The liturgy, because it is the work of the whole Church, must have and does have a formal character, which some who dislike it call “objective” and “impersonal.” They mistakenly regard this quality as a defect, which they attempt to remedy either by “personalizing” the liturgy or by promoting other forms of prayer and devotion in place of it. However, the formality of the liturgy is no defect. Rather, this very quality is one of its important strengths, for in virtue of it the liturgy unites the whole Church with Jesus in a single harmonious choir together performing the same worship. To accept the demands of the liturgy upon oneself is to adapt oneself to life in the Spirit, to submit one’s subjectivity to communion in Jesus. This acceptance itself is an important act of humility and obedience—the virtues which are basic modes of Christian response.

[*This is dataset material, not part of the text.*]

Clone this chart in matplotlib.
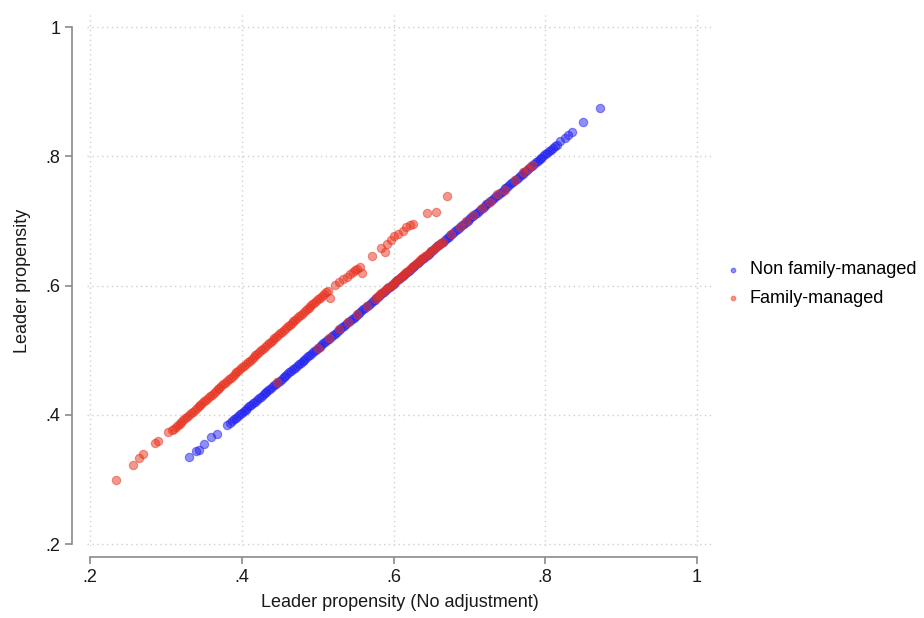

Therefore, if we find ourselves insincere in doing the liturgy, if we miss in liturgical prayer the gratification of authentic self-expression, the remedy is not to tamper with the liturgy, but to change ourselves until we conform to the liturgy. We should not conform our voices to our minds, but rather our minds to our voices, as St. Benedict says (see SC 90). If one’s personal life is not lived in a Christian way, the liturgy itself becomes isolated and loses its essential point—namely, to be the medium by which we participate in redemption both passively and actively. If the liturgy is isolated, it quickly falls either into sterile formalism, coldly going through meaningless motions, or into fruitless emotionalism, which provides nothing but the apparent good of religion, stopping with the experience instead of proceeding to the whole reality of cooperation with God.
10. Pius XII, Mediator Dei, 39 AAS (1947) 528–29; The Papal Encyclicals, 233.20.